Customer attrition, also known as customer churn, customer turnover, or customer defection, is the loss of clients or customers.

Companies often use customer attrition analysis and customer attrition rates as one of their key business metrics (along with cash flow, EBITDA, etc.) because the cost of retaining an existing customer is far less than the cost of acquiring a new one. Examples include banks, telephone service companies, internet service providers, pay TV companies, insurance firms, and alarm monitoring services. Companies from these sectors often have customer service branches which attempt to win back defecting clients, because recovered long-term customers can be worth much more to a company than newly recruited clients.

Companies usually make a distinction between voluntary churn and involuntary churn. Voluntary churn occurs due to a decision by the customer to switch to another company or service provider, involuntary churn occurs due to circumstances such as a customer's relocation to a long-term care facility, death, or the relocation to a distant location. In most applications, involuntary reasons for churn are excluded from the analytical models. Analysts tend to concentrate on voluntary churn, because it typically occurs due to factors of the company-customer relationship which companies control, such as how billing interactions are handled or how after-sales help is provided.

When companies are measuring their customer turnover, they typically make the distinction between gross attrition and net attrition. Gross attrition is the loss of existing customers and their associated recurring revenue for contracted goods or services during a particular period. Net attrition is gross attrition plus the addition or recruitment of similar customers at the original location. Financial institutions often track and measure attrition using a weighted calculation, called Monthly Recurring Revenue (or MRR). In the 2000s, there are also a number of business intelligence software programs which can mine databases of customer information and analyze the factors that are associated with customer attrition, such as dissatisfaction with service or technical support, billing disputes, or a disagreement over company policies. More sophisticated predictive analytics software use churn prediction models that predict customer churn by assessing their propensity of risk to churn. Since these models generate a small prioritized list of potential defectors, they are effective at focusing customer retention marketing programs on the subset of the customer base who are most vulnerable to churn.

==Retail services applications==
Financial services such as banking and insurance use applications of predictive analytics for churn modeling, because customer retention is an essential part of most financial services' business models. Other sectors have also discovered the power of predictive analytics, including retailing, telecommunications and pay-TV operators. One of the main objectives of modeling customer churn is to determine the causal factors, so that the company can try to prevent the attrition from happening in the future. Some companies want to prevent their good customers from deteriorating (e.g., by falling behind in their payments) and becoming less profitable customers, so they introduced the notion of partial customer churn.

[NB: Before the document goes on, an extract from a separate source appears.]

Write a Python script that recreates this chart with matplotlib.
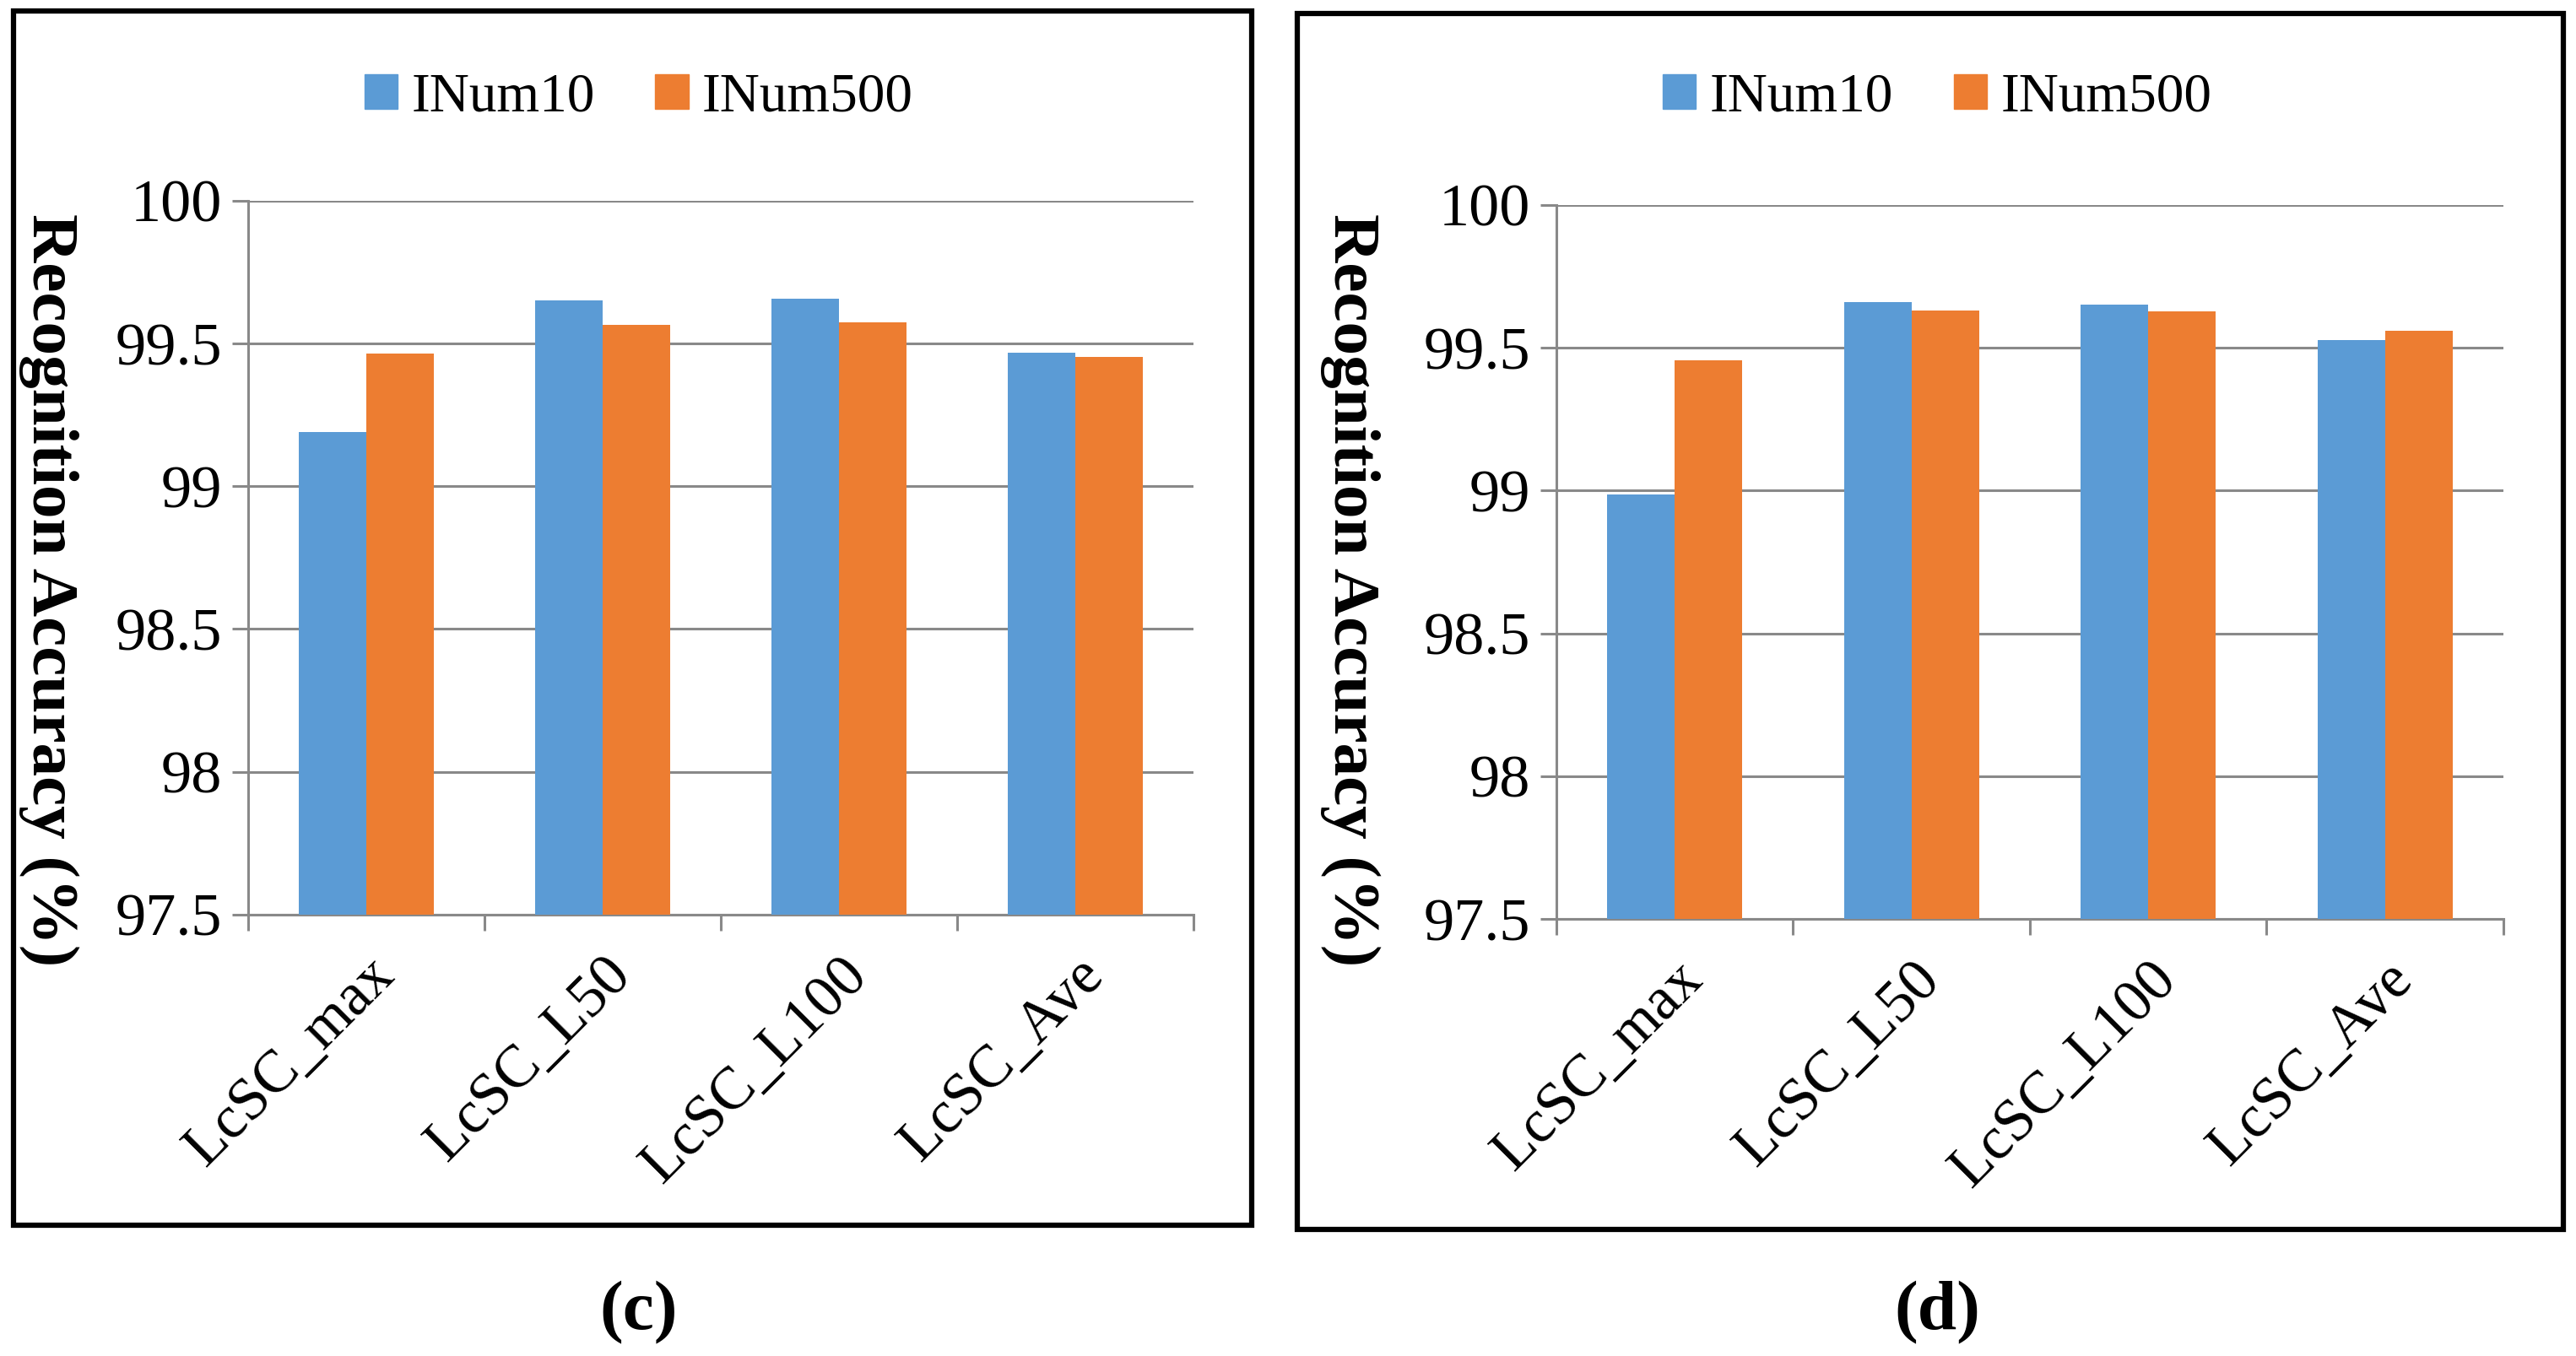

Customer attrition merits special attention by mobile telecom service providers worldwide. This is due to the low barriers to switching to a competing service provider especially with the advent of Mobile Number Portability (MNP) in several countries. This allows customers to switch to another provider while preserving their phone numbers. While mature markets with high teledensity (phone market penetration) have churn rates ranging from 1% to 2% per month, high growth developing markets such as India and China are experiencing churn rates between 3% and 4% per month. By deploying new technologies such churn prediction models coupled with effective retention programs, customer attrition could be better managed to stem the significant revenue loss from defecting customers.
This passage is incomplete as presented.